Made fondant for the bees. Fun stuff! Being sort of anti-sugar I’ve never made candy before. Getting to see the sugar bubble and change to different states was really cool.
- 1 cup water
- 1 pinch salt
- 4 cups white sugar
- 1 tsp white vinegar
- 1 drop lemongrass essential oil
Here it is cooling in a heart shaped mold.
This is some of the detailed recipe that I based it on. Curbstone Valley Farm has a great page with lots of photos.
Bee Fondant Recipe
10 lbs granulated white table sugar*
2 pints water
2 teaspoons of White Vinegar
pinch of salt
Heavy bottom 7-8 Qt stock pot
Heat-proof containers for molds
Before starting, prepare the molds you will use to form the fondant blocks. Any heat-proof container will work. Line each mold with foil. This serves two purposes. It helps to lift the fondant free from the container, otherwise you may find you need to chisel it out. Once lifted from the container, the foil can can be wrapped around the blocks for storage. Store the excess fondant in airtight containers, and wrapping them in foil prevents the blocks from sticking together in storage.
Add a pinch of salt to the water. Place the sugar in the pan, and then pour the water over the sugar, and stir.
Heat this sugar and water mixture over medium-high heat to 238 degrees (which you’ll know is ‘soft ball stage’ if you’re a candy maker). Stir the mixture constantly to prevent overheating, or burning, the sugar at the bottom of the pan. Remember, stir stir stir, burnt or caramelized sugar is bad for bees!
Once the mixture reaches 230 degrees Fahrenheit, stir in the vinegar.

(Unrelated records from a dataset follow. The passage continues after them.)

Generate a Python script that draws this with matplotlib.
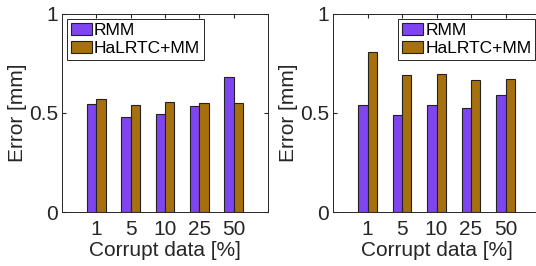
import matplotlib

matplotlib.use("Agg")
import matplotlib.pyplot as plt
import numpy as np

plt.rcParams.update({
    "font.family": ["Liberation Sans", "DejaVu Sans"],
    "font.size": 15,
})

corrupt = ["1", "5", "10", "25", "50"]
rmm_left = [0.545, 0.481, 0.496, 0.533, 0.682]
halrtc_left = [0.571, 0.538, 0.558, 0.548, 0.550]
rmm_right = [0.539, 0.491, 0.539, 0.526, 0.592]
halrtc_right = [0.808, 0.691, 0.697, 0.667, 0.674]

C_RMM = "#7f45f0"
C_HAL = "#a6700f"
AX = "#262626"


def panel(ax, rmm, hal, legend_loc):
    x = np.arange(1, len(corrupt) + 1)
    w = 0.27
    ax.bar(x - w / 2, rmm, w, color=C_RMM, edgecolor="#222222", lw=0.8,
           label="RMM")
    ax.bar(x + w / 2, hal, w, color=C_HAL, edgecolor="#222222", lw=0.8,
           label="HaLRTC+MM")
    ax.set_xlim(0, 6)
    ax.set_ylim(0, 1)
    ax.set_xticks(x, corrupt)
    ax.set_yticks([0, 0.5, 1], ["0", "0.5", "1"])
    ax.tick_params(direction="in", top=True, right=True, length=3,
                   colors=AX, labelsize=15)
    ax.tick_params(axis="x", pad=6)
    ax.tick_params(axis="y", pad=3)
    for s in ax.spines.values():
        s.set_color(AX)
        s.set_linewidth(0.7)
    ax.set_xlabel("Corrupt data [%]", color=AX, labelpad=1)
    ax.set_ylabel("Error [mm]", color=AX, labelpad=1)
    leg = ax.legend(loc=legend_loc, fontsize=12.5, fancybox=False,
                    edgecolor=AX, framealpha=1, borderaxespad=0.3,
                    handlelength=1.2, handletextpad=0.15, borderpad=0.2,
                    labelspacing=0.2)
    leg.get_frame().set_linewidth(0.7)


fig = plt.figure(figsize=(5.36, 2.66), dpi=100)
ax1 = fig.add_axes([62 / 536, 54 / 266, 206 / 536, 198 / 266])
ax2 = fig.add_axes([333 / 536, 54 / 266, 207 / 536, 198 / 266])
panel(ax1, rmm_left, halrtc_left, "upper left")
panel(ax2, rmm_right, halrtc_right, "upper right")

fig.savefig("out.png", dpi=100)
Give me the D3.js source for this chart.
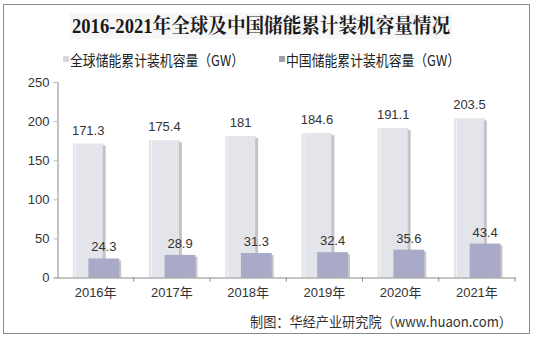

The acid in the vinegar helps to invert some of the sugars, making them more easily digested by the bees.
Continue stirring until the mixture reaches 238 F. It takes a little while, but the syrup will reach 238F. Remember, if it doesn’t get hot enough, it won’t set! During cooking the syrup will foam at the surface, just be careful not to let it foam too much and boil over.
One you’ve reached the target temperature, remove the mixture from the heat, and cool to 200 F. Whip the fondant with an electric beater until the mixture is opaque, and white in color. I recommend using a hand mixer, as transferring searingly hot molten sugar to a stand mixer at this stage can be very dangerous. Mix at slow speed at first to avoid splashing, and gradually increase the mixer speed as you go.
Once whipped, immediately ladle the fondant into foil-lined molds. You’ll need to work fairly quickly as the fondant will begin to set.
Leave the fondant in the molds until cooled to room temperature, and set
If feeding fondant in warmer weather areas, you can heat the mixture to 250 F for a denser brick of fondant that will resist melting better.
You can still feed 2:1 syrup on warmer days too, but the fondant will take longer to consume, and hold them over on the days the hives can’t be opened due to bad weather. You can also place the fondant directly on the top bars if there’s concern the bees won’t move up to the feeder in cold weather, but you’ll need a shim.
*Brown sugar, and raw sugar, contain caramelized ingredients that are harmful to bees. Confectioner’s sugar contains corn starch that is indigestible. Only use granulated white sugar!
** Don’t ‘eye-ball’ the fondant. Occasionally we hear beekeepers complain that their fondant didn’t set. In every single case, when asked, they admit to NOT using a thermometer to test the temperature of the syrup. Making fondant is more science than art, you can’t tell just by looking at it if it’s done. If you use a thermometer, I promise your fondant will set every time!
Now for the obligatory legal bit…
WARNING! WARNING! WARNING!
Sugar is flammable. Don’t allow the sugar mixture to boil over, or you’ll have more excitement on the stove top than you bargained for!
Molten sugar can cause SEVERE BURNS. Seriously. Don’t make fondant while naked (that’s my common sense voice, not the voice of experience). Banish small children, AND PETS, from the kitchen while preparing fondant for your bees. Protect your eyes, and avoid splashing while stirring. Be very careful when transferring the fondant to the molds. Leave it undisturbed until it’s cool.